Pam Am Flight 103 was blown up over the Scottish town of Lockerbie in December 1988 on its journey from London to New York killing 270 people, mostly Americans on their way home for Christmas.

Libyan intelligence officer Abdel Basset Al Megrahi was jailed for life in 2001 after being found guilty of the murder of 243 passengers, 16 crew and 11 residents of Lockerbie who died in the attack. He is the only person to be convicted over the bombing.

Megrahi, who denied involvement, died in Libya in 2012 after being released three years earlier by Scotland's government on compassionate grounds following a diagnosis of terminal cancer.

In March, an independent Scottish review body ruled his family could launch an appeal after concluding there might have been a miscarriage of justice.

A 419-page review report found that new information still pointed towards “Libya, and Mr Megrahi as an operative in 1988 for that state, as being the culprits in the bombing of PA 103”, the review body found.

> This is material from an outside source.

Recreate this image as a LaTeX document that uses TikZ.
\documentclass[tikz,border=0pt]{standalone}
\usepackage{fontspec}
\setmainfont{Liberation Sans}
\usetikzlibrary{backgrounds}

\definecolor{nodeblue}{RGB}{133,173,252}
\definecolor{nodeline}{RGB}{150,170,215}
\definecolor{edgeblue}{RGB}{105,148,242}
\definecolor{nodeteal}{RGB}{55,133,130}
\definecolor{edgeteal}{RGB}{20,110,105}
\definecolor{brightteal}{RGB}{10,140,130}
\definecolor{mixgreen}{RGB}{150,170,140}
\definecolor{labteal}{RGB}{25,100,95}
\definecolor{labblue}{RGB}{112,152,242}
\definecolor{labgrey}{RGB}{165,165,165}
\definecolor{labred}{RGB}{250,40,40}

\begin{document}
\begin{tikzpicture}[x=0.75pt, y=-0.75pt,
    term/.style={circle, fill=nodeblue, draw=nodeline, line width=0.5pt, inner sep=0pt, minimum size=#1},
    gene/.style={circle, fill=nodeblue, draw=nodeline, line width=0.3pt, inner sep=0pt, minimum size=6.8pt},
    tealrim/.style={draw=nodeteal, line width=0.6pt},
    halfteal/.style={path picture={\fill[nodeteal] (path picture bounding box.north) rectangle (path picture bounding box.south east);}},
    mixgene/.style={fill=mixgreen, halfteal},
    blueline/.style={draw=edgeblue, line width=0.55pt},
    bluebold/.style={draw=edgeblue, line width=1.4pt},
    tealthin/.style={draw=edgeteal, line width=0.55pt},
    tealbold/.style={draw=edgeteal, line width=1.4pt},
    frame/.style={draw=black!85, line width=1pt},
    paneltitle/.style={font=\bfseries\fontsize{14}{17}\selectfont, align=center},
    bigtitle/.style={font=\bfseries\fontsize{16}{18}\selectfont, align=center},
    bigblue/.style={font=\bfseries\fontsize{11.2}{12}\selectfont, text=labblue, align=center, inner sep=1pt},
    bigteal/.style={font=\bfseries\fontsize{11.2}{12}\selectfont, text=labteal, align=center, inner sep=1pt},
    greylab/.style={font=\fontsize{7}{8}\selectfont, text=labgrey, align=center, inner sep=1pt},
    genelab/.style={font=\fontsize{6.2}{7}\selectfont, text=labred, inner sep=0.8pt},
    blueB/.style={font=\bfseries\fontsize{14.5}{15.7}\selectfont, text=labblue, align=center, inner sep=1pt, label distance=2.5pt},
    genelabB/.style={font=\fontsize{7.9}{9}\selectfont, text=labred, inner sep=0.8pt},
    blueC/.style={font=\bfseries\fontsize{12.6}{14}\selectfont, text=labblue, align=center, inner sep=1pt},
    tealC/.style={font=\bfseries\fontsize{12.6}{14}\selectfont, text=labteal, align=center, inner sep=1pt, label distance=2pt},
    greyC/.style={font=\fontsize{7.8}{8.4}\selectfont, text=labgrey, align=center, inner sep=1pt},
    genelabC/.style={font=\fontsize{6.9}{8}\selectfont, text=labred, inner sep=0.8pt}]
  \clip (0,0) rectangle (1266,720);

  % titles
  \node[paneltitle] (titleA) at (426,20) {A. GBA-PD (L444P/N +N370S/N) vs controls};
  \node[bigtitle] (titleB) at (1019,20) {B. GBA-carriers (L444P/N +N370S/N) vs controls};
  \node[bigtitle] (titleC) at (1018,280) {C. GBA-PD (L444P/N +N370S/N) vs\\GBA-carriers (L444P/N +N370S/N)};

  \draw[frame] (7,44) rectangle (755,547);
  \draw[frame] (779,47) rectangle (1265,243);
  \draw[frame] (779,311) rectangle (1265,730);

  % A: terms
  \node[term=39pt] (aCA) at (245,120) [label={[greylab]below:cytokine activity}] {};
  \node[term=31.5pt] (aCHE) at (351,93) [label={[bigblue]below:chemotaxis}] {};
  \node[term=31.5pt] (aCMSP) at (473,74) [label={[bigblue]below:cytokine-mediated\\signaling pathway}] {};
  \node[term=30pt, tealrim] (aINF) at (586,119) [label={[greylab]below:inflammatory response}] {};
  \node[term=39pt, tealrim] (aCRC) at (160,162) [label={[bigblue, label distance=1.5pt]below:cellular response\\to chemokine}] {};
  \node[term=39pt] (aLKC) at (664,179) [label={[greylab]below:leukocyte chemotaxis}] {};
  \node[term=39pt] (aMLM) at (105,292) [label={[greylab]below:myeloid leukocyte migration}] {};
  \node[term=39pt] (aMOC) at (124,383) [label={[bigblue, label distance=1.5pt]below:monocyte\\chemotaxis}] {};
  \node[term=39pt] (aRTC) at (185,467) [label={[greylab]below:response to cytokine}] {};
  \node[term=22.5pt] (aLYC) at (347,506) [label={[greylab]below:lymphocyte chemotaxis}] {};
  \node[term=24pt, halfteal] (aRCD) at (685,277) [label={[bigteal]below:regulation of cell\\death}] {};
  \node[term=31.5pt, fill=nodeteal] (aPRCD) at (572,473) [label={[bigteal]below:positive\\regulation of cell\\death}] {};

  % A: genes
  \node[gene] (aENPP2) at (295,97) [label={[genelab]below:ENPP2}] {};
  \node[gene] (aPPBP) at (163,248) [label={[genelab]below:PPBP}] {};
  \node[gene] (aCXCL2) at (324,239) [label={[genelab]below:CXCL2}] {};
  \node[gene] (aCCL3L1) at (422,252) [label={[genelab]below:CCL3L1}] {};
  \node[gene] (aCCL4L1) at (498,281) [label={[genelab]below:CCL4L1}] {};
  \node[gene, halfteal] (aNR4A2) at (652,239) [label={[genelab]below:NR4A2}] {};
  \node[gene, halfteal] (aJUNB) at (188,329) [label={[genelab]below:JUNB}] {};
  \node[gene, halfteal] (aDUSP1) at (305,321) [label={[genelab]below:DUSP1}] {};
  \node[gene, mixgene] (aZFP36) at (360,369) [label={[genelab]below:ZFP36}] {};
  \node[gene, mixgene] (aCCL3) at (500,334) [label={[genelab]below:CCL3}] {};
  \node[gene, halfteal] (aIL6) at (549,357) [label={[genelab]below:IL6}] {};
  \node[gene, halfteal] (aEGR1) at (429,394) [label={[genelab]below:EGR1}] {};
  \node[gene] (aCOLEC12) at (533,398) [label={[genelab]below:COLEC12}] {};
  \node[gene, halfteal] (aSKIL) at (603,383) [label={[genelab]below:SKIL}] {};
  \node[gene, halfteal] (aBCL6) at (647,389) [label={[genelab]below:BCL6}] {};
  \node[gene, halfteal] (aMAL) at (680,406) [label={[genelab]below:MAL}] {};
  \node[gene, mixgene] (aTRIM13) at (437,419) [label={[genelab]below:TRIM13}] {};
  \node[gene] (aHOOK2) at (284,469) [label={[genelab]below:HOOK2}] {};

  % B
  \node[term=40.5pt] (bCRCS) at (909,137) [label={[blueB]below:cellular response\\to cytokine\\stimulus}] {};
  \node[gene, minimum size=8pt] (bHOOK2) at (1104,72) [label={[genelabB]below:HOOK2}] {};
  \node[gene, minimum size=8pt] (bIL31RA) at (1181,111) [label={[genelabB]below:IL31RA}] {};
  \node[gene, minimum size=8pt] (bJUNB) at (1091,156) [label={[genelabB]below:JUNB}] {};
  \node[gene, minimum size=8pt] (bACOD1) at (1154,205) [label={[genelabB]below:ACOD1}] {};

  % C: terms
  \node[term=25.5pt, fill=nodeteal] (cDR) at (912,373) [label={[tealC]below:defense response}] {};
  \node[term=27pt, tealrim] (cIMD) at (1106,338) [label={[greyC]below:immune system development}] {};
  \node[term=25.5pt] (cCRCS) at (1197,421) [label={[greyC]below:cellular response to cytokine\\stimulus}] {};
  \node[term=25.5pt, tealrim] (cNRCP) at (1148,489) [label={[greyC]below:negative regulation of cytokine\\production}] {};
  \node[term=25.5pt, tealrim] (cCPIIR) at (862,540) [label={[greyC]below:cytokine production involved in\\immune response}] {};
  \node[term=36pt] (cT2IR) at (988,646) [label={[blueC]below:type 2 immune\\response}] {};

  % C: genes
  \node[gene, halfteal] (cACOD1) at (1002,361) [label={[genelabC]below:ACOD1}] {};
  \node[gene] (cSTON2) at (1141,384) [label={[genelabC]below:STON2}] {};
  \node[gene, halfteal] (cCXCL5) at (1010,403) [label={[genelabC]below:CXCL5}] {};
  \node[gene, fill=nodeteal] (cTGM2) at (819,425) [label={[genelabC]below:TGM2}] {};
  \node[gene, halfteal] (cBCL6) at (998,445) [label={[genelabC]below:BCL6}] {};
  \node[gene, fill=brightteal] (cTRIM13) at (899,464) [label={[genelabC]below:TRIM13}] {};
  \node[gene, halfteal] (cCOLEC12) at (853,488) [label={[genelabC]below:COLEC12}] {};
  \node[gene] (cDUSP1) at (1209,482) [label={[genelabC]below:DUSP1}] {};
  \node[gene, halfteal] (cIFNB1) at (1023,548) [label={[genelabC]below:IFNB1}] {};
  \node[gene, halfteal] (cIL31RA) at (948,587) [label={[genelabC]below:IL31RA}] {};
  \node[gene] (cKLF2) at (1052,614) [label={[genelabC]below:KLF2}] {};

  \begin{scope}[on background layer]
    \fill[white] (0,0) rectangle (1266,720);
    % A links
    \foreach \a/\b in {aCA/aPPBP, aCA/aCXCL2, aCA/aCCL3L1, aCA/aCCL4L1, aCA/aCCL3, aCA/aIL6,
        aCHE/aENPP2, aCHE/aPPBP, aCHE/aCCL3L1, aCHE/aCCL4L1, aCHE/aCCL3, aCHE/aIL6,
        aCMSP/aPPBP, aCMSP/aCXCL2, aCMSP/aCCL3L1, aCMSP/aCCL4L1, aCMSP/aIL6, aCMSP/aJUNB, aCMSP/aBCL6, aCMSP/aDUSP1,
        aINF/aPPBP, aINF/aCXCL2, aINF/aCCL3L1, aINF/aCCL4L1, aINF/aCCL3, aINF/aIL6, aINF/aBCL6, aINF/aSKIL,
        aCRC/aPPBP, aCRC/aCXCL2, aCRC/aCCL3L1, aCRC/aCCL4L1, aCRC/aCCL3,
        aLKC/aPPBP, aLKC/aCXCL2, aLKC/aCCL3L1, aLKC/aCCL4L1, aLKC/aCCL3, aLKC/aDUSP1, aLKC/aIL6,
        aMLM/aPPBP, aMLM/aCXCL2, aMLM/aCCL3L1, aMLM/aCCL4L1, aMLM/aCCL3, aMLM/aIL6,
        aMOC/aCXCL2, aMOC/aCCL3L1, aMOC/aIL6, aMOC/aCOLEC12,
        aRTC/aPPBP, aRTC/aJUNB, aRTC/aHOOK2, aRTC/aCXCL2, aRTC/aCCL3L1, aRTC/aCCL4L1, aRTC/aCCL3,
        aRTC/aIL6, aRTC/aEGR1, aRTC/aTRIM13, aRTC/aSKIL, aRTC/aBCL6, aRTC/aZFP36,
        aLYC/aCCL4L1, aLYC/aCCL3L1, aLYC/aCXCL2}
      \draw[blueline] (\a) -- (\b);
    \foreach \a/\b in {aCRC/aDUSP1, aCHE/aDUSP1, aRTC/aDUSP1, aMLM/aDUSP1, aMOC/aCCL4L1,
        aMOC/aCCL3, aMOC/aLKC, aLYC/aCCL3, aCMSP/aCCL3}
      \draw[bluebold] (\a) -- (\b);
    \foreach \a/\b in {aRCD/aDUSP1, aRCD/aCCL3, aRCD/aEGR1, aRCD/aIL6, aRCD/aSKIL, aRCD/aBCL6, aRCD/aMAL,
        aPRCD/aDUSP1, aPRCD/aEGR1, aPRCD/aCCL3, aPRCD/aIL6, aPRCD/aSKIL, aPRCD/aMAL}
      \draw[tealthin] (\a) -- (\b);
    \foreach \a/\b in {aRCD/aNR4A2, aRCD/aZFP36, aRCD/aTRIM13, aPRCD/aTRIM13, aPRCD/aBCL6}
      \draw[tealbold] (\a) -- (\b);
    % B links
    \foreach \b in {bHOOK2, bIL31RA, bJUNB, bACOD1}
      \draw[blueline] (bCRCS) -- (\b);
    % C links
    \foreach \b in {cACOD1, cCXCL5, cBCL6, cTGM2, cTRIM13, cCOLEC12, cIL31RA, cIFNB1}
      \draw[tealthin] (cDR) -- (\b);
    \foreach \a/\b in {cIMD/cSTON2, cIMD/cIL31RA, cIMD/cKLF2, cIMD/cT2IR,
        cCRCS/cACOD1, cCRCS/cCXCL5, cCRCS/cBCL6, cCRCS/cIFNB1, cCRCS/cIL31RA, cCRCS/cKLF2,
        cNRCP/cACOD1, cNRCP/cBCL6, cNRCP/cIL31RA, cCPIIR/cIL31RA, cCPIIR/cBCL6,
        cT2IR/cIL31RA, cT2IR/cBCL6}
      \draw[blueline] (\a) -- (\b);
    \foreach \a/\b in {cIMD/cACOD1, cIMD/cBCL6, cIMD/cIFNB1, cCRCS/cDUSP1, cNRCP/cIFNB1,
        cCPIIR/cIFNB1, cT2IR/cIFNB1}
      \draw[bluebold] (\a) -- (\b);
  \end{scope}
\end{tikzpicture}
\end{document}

But it said the failure of prosecutors to disclose that the US government had paid a key witness, as well as questions over the identity of Al Megrahi as the man who bought items packed inside the suitcase that contained the bomb, meant the case should go to appeal.

"Overturning of the verdict for the Megrahi family and many of the families of British victims also supporting the appeal, would vindicate their belief that the governments of the United States and the United Kingdom stand accused of having lived a monumental lie for 31 years," the family's lawyer Aamer Anwar said.

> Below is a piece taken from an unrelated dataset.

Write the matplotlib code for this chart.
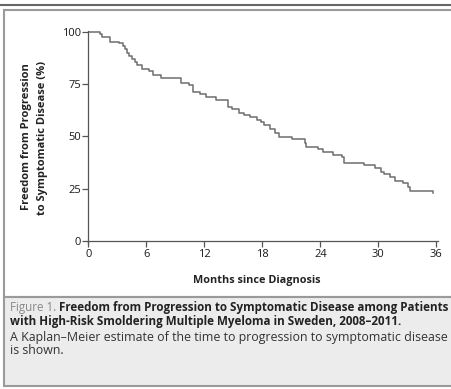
import matplotlib
matplotlib.use('Agg')
import matplotlib.pyplot as plt
from matplotlib.patches import Rectangle
from matplotlib.lines import Line2D

# ---------------- data ----------------
months = [0, 1.2, 1.4, 2.2, 3.2, 3.6, 3.8, 4.0, 4.2, 4.5, 4.8, 5.0, 5.5, 6.3, 6.7, 7.5,
          9.6, 10.4, 10.8, 11.5, 12.2, 13.2, 14.4, 14.9, 15.6, 16.1, 16.7, 17.4, 17.9,
          18.2, 18.8, 19.3, 19.7, 21.1, 22.4, 22.5, 23.8, 24.3, 25.3, 26.2, 26.5, 28.5,
          29.7, 30.3, 30.6, 31.2, 31.7, 32.6, 33.1, 33.3, 35.7]
freedom = [100, 99.0, 97.4, 95.3, 94.8, 93.2, 91.8, 90.0, 88.6, 87.2, 85.7, 84.2, 82.1,
           81.4, 79.4, 77.8, 75.7, 74.4, 71.4, 70.3, 69.0, 67.4, 63.9, 62.9, 61.3, 60.2,
           59.1, 57.8, 57.0, 55.5, 53.4, 51.8, 49.9, 48.6, 47.0, 45.1, 43.8, 42.4, 41.2,
           40.0, 37.4, 36.2, 34.7, 33.1, 32.0, 30.4, 28.8, 27.6, 25.9, 24.0, 22.8]
xticks = [0, 6, 12, 18, 24, 30, 36]
yticks = [0, 25, 50, 75, 100]

W, H = 452, 389
FONT = ['Open Sans', 'DejaVu Sans']
plt.rcParams['font.family'] = FONT


def fx(px):
    return px / W


def fy(py):
    return 1 - py / H


fig = plt.figure(figsize=(W / 100, H / 100), dpi=100)
fig.patch.set_facecolor('white')

# --------------- frame -----------------
fig.add_artist(Line2D([0, 1], [fy(5), fy(5)], transform=fig.transFigure,
                      color='#666666', lw=1.5, zorder=-2))
fig.add_artist(Rectangle((fx(4), fy(297)), 1, fy(10) - fy(297), transform=fig.transFigure,
                         facecolor='white', edgecolor='#9a9a9a', lw=1.5, zorder=-2))
fig.add_artist(Rectangle((fx(4), fy(386)), 1, fy(297) - fy(386), transform=fig.transFigure,
                         facecolor='#ececec', edgecolor='#9a9a9a', lw=1.5, zorder=-2))

# --------------- plot ------------------
ax = fig.add_axes([fx(88.5), fy(243), fx(437.7) - fx(88.5), fy(31.1) - fy(243)])
ax.set_facecolor('none')
ax.plot(months, freedom, drawstyle='steps-post', color='#6e6e6e', lw=1.1)
ax.set_xlim(0, 36.15)
ax.set_ylim(-1, 100.3)
ax.spines['top'].set_visible(False)
ax.spines['right'].set_visible(False)
ax.spines['bottom'].set_position(('data', 0))
for s in ('left', 'bottom'):
    ax.spines[s].set_color('#555555')
    ax.spines[s].set_linewidth(0.9)
ax.set_xticks(xticks)
ax.set_yticks(yticks)
ax.tick_params(colors='#555555', labelcolor='#1a1a1a', labelsize=8, length=4, width=0.9)
ax.tick_params(axis='x', pad=2)
ax.tick_params(axis='y', pad=1.5)

fig.text(fx(27), fy(137), 'Freedom from Progression', rotation=90, ha='center', va='center',
         fontsize=8.0, fontweight='bold', color='#222222')
fig.text(fx(43), fy(138), 'to Symptomatic Disease (%)', rotation=90, ha='center', va='center',
         fontsize=8.0, fontweight='bold', color='#222222')
fig.text(fx(257), fy(281), 'Months since Diagnosis', ha='center', va='center',
         fontsize=7.8, fontweight='bold', color='#222222')

# --------------- caption ---------------
t1 = fig.text(fx(10), fy(307.5), 'Figure 1. ', ha='left', va='center', fontsize=8.35,
              color='#8a8a8a')
fig.canvas.draw()
bb = t1.get_window_extent()
fig.text(bb.x1 / W, fy(307.5), 'Freedom from Progression to Symptomatic Disease among Patients',
         ha='left', va='center', fontsize=8.35, fontweight='bold', color='#222222')
fig.text(fx(10), fy(321), 'with High-Risk Smoldering Multiple Myeloma in Sweden, 2008\u20132011.',
         ha='left', va='center', fontsize=8.35, fontweight='bold', color='#222222')
fig.text(fx(10), fy(337.5), 'A Kaplan\u2013Meier estimate of the time to progression to symptomatic disease',
         ha='left', va='center', fontsize=8.9, color='#333333')
fig.text(fx(10), fy(350), 'is shown.', ha='left', va='center', fontsize=8.9, color='#333333')

fig.savefig('out.png', dpi=100)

Five judges will hear the appeal including the head of Scotland's judiciary, Lord Justice General Colin Sutherland.

Megrahi first appealed in 2002 but this was rejected by Scotland's High Court. A second appeal was abandoned in 2009 just before his return to Libya.

In 2003, then-Libyan leader Muammar Qaddafi accepted his country's responsibility for the bombing and paid compensation to the victims' families, but did not admit to personally ordering the attack. However, Megrahi's family and some relatives of the Scottish victims have always doubted his guilt.